▶ **WHAT IS BEING ASKED**
Drop every picture, then transcribe the remaining data exactly.
───── DATA LINES ─────
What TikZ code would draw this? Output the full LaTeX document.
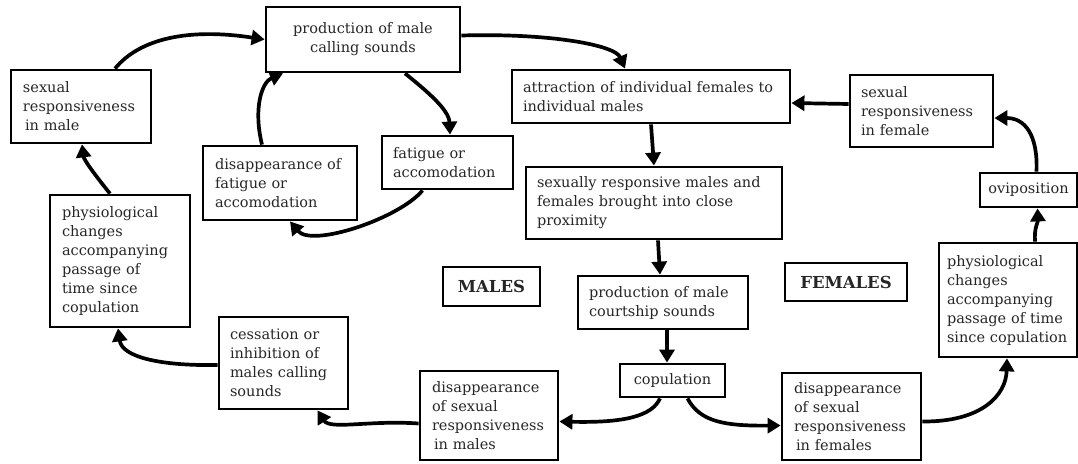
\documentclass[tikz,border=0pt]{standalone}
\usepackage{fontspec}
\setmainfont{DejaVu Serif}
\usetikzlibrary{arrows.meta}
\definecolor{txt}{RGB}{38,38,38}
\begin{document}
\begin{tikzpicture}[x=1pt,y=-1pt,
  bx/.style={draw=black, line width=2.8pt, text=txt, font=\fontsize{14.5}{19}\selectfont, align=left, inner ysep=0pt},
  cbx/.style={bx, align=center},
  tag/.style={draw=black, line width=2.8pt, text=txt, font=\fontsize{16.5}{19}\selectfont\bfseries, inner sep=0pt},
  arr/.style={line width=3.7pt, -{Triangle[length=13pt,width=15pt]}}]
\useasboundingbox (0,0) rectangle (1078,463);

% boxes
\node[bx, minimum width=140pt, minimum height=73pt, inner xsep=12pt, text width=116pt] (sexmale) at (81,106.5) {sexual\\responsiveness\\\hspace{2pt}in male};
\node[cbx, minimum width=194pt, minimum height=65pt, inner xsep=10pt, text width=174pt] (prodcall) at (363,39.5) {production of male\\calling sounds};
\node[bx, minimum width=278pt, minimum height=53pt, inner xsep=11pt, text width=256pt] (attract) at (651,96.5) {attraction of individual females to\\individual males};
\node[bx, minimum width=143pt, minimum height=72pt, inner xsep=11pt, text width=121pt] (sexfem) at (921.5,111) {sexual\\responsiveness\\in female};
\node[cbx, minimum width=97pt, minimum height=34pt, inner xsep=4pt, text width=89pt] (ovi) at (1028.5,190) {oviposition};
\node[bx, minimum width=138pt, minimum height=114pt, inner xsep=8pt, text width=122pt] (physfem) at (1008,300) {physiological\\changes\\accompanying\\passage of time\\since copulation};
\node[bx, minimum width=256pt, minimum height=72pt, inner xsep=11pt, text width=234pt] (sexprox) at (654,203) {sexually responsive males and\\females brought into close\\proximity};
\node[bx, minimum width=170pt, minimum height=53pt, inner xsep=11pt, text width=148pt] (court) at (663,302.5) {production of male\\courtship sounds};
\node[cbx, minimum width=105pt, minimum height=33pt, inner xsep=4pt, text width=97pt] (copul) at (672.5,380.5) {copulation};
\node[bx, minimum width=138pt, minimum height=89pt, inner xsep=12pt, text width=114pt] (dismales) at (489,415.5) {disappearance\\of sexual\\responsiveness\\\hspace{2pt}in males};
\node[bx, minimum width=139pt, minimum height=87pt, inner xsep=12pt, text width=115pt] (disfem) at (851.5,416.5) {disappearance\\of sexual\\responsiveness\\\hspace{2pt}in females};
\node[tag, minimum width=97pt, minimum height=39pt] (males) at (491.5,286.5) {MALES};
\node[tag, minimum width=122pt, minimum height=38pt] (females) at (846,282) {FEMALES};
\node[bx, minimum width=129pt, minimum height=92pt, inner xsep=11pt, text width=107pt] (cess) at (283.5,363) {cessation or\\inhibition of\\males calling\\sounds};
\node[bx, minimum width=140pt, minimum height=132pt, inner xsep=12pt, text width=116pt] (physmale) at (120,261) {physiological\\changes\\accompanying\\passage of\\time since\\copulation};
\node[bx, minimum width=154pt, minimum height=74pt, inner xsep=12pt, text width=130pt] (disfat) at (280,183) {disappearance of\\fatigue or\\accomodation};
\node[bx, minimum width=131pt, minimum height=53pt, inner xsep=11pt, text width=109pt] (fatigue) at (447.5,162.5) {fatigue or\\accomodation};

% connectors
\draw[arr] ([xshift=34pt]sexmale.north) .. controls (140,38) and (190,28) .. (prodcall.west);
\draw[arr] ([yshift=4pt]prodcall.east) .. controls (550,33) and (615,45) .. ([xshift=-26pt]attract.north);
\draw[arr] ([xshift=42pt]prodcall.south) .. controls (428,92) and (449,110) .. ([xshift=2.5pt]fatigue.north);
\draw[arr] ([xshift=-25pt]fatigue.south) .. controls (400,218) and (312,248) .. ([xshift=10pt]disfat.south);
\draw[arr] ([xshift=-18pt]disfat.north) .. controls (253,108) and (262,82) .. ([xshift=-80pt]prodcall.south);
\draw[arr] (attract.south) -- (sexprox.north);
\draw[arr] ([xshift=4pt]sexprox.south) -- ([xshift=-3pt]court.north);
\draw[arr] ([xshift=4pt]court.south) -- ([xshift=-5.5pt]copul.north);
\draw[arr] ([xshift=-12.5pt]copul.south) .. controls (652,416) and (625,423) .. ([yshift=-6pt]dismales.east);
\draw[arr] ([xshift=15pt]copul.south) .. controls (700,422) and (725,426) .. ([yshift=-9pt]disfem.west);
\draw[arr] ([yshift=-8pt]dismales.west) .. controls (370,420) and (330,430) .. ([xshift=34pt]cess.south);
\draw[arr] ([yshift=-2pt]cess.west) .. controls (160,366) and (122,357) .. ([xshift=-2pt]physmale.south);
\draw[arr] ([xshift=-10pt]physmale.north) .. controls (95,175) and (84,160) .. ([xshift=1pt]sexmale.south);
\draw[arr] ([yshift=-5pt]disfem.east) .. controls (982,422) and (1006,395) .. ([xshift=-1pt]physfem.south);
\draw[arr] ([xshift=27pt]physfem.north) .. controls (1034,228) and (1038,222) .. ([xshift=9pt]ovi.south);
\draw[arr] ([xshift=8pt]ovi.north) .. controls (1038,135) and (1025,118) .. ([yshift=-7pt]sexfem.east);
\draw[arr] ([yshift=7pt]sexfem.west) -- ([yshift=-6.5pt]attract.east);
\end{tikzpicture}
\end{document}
─────
▶ **RESULT FOR THIS TASK**
What TikZ code would draw this? Output the full LaTeX document.
\documentclass[tikz,border=0pt]{standalone}
\usepackage{fontspec}
\setmainfont{DejaVu Serif}
\usetikzlibrary{arrows.meta}
\definecolor{txt}{RGB}{38,38,38}
\begin{document}
\begin{tikzpicture}[x=1pt,y=-1pt,
  bx/.style={draw=black, line width=2.8pt, text=txt, font=\fontsize{14.5}{19}\selectfont, align=left, inner ysep=0pt},
  cbx/.style={bx, align=center},
  tag/.style={draw=black, line width=2.8pt, text=txt, font=\fontsize{16.5}{19}\selectfont\bfseries, inner sep=0pt},
  arr/.style={line width=3.7pt, -{Triangle[length=13pt,width=15pt]}}]
\useasboundingbox (0,0) rectangle (1078,463);

% boxes
\node[bx, minimum width=140pt, minimum height=73pt, inner xsep=12pt, text width=116pt] (sexmale) at (81,106.5) {sexual\\responsiveness\\\hspace{2pt}in male};
\node[cbx, minimum width=194pt, minimum height=65pt, inner xsep=10pt, text width=174pt] (prodcall) at (363,39.5) {production of male\\calling sounds};
\node[bx, minimum width=278pt, minimum height=53pt, inner xsep=11pt, text width=256pt] (attract) at (651,96.5) {attraction of individual females to\\individual males};
\node[bx, minimum width=143pt, minimum height=72pt, inner xsep=11pt, text width=121pt] (sexfem) at (921.5,111) {sexual\\responsiveness\\in female};
\node[cbx, minimum width=97pt, minimum height=34pt, inner xsep=4pt, text width=89pt] (ovi) at (1028.5,190) {oviposition};
\node[bx, minimum width=138pt, minimum height=114pt, inner xsep=8pt, text width=122pt] (physfem) at (1008,300) {physiological\\changes\\accompanying\\passage of time\\since copulation};
\node[bx, minimum width=256pt, minimum height=72pt, inner xsep=11pt, text width=234pt] (sexprox) at (654,203) {sexually responsive males and\\females brought into close\\proximity};
\node[bx, minimum width=170pt, minimum height=53pt, inner xsep=11pt, text width=148pt] (court) at (663,302.5) {production of male\\courtship sounds};
\node[cbx, minimum width=105pt, minimum height=33pt, inner xsep=4pt, text width=97pt] (copul) at (672.5,380.5) {copulation};
\node[bx, minimum width=138pt, minimum height=89pt, inner xsep=12pt, text width=114pt] (dismales) at (489,415.5) {disappearance\\of sexual\\responsiveness\\\hspace{2pt}in males};
\node[bx, minimum width=139pt, minimum height=87pt, inner xsep=12pt, text width=115pt] (disfem) at (851.5,416.5) {disappearance\\of sexual\\responsiveness\\\hspace{2pt}in females};
\node[tag, minimum width=97pt, minimum height=39pt] (males) at (491.5,286.5) {MALES};
\node[tag, minimum width=122pt, minimum height=38pt] (females) at (846,282) {FEMALES};
\node[bx, minimum width=129pt, minimum height=92pt, inner xsep=11pt, text width=107pt] (cess) at (283.5,363) {cessation or\\inhibition of\\males calling\\sounds};
\node[bx, minimum width=140pt, minimum height=132pt, inner xsep=12pt, text width=116pt] (physmale) at (120,261) {physiological\\changes\\accompanying\\passage of\\time since\\copulation};
\node[bx, minimum width=154pt, minimum height=74pt, inner xsep=12pt, text width=130pt] (disfat) at (280,183) {disappearance of\\fatigue or\\accomodation};
\node[bx, minimum width=131pt, minimum height=53pt, inner xsep=11pt, text width=109pt] (fatigue) at (447.5,162.5) {fatigue or\\accomodation};

% connectors
\draw[arr] ([xshift=34pt]sexmale.north) .. controls (140,38) and (190,28) .. (prodcall.west);
\draw[arr] ([yshift=4pt]prodcall.east) .. controls (550,33) and (615,45) .. ([xshift=-26pt]attract.north);
\draw[arr] ([xshift=42pt]prodcall.south) .. controls (428,92) and (449,110) .. ([xshift=2.5pt]fatigue.north);
\draw[arr] ([xshift=-25pt]fatigue.south) .. controls (400,218) and (312,248) .. ([xshift=10pt]disfat.south);
\draw[arr] ([xshift=-18pt]disfat.north) .. controls (253,108) and (262,82) .. ([xshift=-80pt]prodcall.south);
\draw[arr] (attract.south) -- (sexprox.north);
\draw[arr] ([xshift=4pt]sexprox.south) -- ([xshift=-3pt]court.north);
\draw[arr] ([xshift=4pt]court.south) -- ([xshift=-5.5pt]copul.north);
\draw[arr] ([xshift=-12.5pt]copul.south) .. controls (652,416) and (625,423) .. ([yshift=-6pt]dismales.east);
\draw[arr] ([xshift=15pt]copul.south) .. controls (700,422) and (725,426) .. ([yshift=-9pt]disfem.west);
\draw[arr] ([yshift=-8pt]dismales.west) .. controls (370,420) and (330,430) .. ([xshift=34pt]cess.south);
\draw[arr] ([yshift=-2pt]cess.west) .. controls (160,366) and (122,357) .. ([xshift=-2pt]physmale.south);
\draw[arr] ([xshift=-10pt]physmale.north) .. controls (95,175) and (84,160) .. ([xshift=1pt]sexmale.south);
\draw[arr] ([yshift=-5pt]disfem.east) .. controls (982,422) and (1006,395) .. ([xshift=-1pt]physfem.south);
\draw[arr] ([xshift=27pt]physfem.north) .. controls (1034,228) and (1038,222) .. ([xshift=9pt]ovi.south);
\draw[arr] ([xshift=8pt]ovi.north) .. controls (1038,135) and (1025,118) .. ([yshift=-7pt]sexfem.east);
\draw[arr] ([yshift=7pt]sexfem.west) -- ([yshift=-6.5pt]attract.east);
\end{tikzpicture}
\end{document}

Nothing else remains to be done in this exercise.